By KIM SMITH DEDAM
Staff Writer
September 01, 2008 04:00 am
—
KEENE -- It was a solid, smashed rutabaga hit.
In food, in story and even in a rutabaga ballad, the lowly root crop turned out to be a worthy cause for celebration.
The first-ever Great Adirondack Rutabaga Festival drew a large crowd Sunday, with scores of the curious and hungry piling on to Marcy Field for a rutabaga bite or two.
Mashed and baked with cranberries, grated with chives into cheesecake, pureed into creamy soup and spiced in frosted sweet cakes -- no matter how they cooked it -- the day was the root crop's redemption.
Lily Frechette, 2, strolled under a red striped tent in a pale-green cotton dress clutching two very large rutabaga plants about her height.
She just tugged them from the community garden ground.
The smallest one earned the tot a first place for perfect-shaped rutabaga.
Her brother, Cedar, 6, won a prize for the most distinctive rutabaga.
And Larry Jaques, a gardener and all-around Keene cook and pot washer, took first place for the biggest rutabaga, a specimen about the size of a honeydew melon.
Some people gawked at it.
They had never seen a rutabaga grown so big.
Some people had never even seen a rutabaga at all.
"In fact, we were just trying to figure out what a rutabaga is," said Carol Young.
Jaques said there was no secret method for growing big rutabagas.
"I just put a seed in the ground and put the water to it."
He also baked a mashed rutabaga casserole that gathered a crowd when he pulled it hot from the toaster oven.
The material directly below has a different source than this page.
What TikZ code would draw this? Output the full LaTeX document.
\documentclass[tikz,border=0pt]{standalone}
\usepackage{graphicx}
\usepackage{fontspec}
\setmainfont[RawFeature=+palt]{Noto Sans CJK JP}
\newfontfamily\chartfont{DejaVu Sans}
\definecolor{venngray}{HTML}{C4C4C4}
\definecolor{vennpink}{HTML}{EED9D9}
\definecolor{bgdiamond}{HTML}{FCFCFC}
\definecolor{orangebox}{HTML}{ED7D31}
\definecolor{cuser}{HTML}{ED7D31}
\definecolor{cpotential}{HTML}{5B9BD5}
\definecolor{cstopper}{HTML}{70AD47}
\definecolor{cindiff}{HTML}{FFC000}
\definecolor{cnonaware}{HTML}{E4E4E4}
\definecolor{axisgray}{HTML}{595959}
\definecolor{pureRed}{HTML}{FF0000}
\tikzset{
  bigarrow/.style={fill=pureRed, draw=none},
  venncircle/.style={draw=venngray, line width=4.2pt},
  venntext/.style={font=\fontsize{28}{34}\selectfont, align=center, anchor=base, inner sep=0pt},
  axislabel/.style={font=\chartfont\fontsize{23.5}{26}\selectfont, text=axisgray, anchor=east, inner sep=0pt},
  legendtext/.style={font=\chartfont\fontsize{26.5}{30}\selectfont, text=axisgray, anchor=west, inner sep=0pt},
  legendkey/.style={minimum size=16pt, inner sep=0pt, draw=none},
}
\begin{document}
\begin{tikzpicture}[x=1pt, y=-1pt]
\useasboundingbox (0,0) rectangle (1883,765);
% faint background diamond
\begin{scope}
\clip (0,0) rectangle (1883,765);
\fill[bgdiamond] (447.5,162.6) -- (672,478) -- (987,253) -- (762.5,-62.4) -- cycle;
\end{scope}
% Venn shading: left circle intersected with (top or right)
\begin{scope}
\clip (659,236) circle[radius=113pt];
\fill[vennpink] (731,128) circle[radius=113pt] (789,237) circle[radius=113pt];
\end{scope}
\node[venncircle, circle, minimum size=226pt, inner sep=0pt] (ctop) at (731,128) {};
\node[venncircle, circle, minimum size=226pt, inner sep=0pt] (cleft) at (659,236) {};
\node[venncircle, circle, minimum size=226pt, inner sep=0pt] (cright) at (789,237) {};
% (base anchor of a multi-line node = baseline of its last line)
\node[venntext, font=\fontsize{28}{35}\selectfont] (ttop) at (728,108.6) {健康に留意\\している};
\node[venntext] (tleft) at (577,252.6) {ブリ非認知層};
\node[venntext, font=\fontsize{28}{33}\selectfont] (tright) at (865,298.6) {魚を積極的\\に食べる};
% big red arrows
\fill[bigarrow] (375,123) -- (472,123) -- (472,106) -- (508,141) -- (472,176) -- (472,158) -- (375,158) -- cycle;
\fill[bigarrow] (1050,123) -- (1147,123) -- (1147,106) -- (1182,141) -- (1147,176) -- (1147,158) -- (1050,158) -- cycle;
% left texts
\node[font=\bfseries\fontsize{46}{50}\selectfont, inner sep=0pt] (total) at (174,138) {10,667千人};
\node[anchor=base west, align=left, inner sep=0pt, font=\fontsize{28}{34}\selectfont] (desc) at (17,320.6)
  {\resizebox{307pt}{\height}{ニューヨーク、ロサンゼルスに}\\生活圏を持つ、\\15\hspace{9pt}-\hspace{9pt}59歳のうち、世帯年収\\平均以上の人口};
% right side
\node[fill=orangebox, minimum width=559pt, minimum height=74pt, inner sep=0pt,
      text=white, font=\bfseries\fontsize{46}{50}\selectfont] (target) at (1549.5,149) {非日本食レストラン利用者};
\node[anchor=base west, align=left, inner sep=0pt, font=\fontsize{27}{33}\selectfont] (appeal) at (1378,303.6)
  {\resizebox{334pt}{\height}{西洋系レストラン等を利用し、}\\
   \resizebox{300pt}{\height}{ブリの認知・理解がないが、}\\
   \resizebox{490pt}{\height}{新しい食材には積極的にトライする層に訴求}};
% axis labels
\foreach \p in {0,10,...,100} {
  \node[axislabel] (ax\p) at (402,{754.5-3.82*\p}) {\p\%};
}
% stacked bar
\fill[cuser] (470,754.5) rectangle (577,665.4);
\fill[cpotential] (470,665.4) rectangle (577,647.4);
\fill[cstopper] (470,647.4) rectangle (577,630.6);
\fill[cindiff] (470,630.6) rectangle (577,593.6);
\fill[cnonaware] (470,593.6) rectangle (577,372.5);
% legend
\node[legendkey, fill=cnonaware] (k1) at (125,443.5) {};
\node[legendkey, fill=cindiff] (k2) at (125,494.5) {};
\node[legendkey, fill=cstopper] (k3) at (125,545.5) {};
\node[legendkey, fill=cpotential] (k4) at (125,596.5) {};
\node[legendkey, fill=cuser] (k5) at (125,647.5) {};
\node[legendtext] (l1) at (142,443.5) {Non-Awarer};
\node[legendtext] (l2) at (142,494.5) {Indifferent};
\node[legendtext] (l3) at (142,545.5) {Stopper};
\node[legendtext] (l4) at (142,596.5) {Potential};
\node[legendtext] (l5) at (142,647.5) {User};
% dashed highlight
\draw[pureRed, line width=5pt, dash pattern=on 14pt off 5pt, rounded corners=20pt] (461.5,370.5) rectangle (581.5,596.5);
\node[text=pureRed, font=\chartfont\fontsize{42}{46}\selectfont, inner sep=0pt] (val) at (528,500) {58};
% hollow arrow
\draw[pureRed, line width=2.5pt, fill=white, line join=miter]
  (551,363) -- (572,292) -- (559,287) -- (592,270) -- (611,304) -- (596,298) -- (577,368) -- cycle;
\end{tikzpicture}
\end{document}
The piping hot crockery was a buttery blend of rutabaga, cranberries and maple syrup with crumb topping.
"I better get out of the way," he said, "before I get run over."
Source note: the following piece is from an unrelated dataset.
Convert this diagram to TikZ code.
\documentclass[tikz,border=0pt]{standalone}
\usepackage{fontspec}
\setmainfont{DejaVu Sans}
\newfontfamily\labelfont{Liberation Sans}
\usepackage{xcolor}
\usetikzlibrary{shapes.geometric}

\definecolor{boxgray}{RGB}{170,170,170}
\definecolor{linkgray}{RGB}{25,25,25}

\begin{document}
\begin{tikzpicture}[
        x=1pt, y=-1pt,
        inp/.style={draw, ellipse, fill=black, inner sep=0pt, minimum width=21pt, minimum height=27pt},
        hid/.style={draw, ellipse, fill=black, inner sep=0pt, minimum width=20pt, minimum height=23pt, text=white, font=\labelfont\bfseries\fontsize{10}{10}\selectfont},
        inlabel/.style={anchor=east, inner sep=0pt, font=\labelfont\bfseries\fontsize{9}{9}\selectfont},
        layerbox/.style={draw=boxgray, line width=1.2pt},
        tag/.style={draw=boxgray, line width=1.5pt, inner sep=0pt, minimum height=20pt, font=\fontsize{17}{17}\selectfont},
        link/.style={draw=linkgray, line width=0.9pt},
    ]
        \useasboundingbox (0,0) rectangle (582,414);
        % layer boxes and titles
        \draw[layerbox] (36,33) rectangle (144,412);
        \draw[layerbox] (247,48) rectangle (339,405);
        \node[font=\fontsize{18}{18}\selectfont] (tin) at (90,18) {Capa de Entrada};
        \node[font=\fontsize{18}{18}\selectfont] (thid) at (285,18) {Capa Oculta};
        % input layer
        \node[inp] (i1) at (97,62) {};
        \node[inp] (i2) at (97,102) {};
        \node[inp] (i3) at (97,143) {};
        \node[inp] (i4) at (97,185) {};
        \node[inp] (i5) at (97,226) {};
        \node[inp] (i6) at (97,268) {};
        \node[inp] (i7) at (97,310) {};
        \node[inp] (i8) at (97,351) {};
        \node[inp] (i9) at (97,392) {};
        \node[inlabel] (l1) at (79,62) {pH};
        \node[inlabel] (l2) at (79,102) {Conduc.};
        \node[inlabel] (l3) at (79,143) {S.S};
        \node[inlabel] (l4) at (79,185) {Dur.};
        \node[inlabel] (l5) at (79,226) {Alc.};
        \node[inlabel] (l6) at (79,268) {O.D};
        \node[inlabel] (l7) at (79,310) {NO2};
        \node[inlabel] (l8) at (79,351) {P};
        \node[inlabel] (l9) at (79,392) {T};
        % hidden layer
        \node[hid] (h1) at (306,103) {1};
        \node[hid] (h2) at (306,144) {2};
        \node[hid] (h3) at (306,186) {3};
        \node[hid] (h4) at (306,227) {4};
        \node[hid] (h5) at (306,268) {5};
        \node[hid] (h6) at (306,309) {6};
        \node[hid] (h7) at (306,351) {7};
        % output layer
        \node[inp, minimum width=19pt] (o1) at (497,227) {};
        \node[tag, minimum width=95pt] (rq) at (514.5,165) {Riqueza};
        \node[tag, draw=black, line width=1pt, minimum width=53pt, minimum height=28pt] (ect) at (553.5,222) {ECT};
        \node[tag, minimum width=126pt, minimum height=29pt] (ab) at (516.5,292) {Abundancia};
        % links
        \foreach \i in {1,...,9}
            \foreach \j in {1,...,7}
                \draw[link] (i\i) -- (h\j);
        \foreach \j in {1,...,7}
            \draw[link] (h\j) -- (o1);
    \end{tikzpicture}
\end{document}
Hudson Treadwell, 6, entered the root-crop coloring contest.
He was hesitant to bite a raw slice of the pungent plant.
"I've tried it before," he said, raising a knowing eyebrow.
But he thought the rutabaga cake was pretty delicious.
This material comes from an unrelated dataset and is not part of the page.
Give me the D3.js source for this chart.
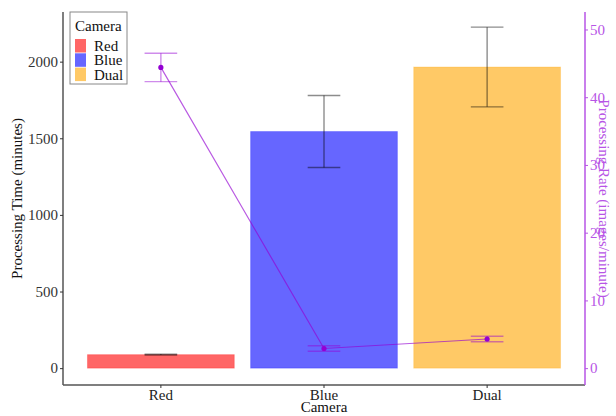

His sister Gigi, age 3, worked for 20 minutes on an abstract work of rutabaga art in quick strokes of crayon and colored pencil.
"Well, a rutabaga is a very abstract thing," her grandmother Libby said.
Many festival folks thought Keene might garner distinction as the rutabaga capital of the Adirondacks.
"I think it could be, I think Keene could be put on the map for that," said Pam Both, who served up a three-cheese rutabaga herb spread on crusty bread.
"It think Keene could be the capital of anything, as long as there's a good time involved," Keene Supervisor Bill Ferebee said.
There is already a rutabaga capital of the world in Cumberland, Wisc., said Tom Both, chairman of Adirondack Harvest, who dreamed up the harvest celebration.
"He suggested it to the board, and we told him we weren't going to do it," said Laurie Davis, coordinator for Adirondack Harvest.
"The next thing you know, I was printing out posters."
Both said rutabagas keep well in the winter.
"You can eat them a hundred different ways," she added.
Meanwhile, musician Joan Crane struck up a rooty tune called "music to eat a rutabaga by."
And Alana Both took the tin foil off an iced cake, kind of a carrot-cake recipe made with, what else, rutabaga.
Visiting family at Rivermede Farm, Jane Ross asked for the recipe. Her niece is getting married soon.
"I think this would make a terrific wedding cake," she said.
The recipe and others will be posted on the Web at www.adirondackharvest.com.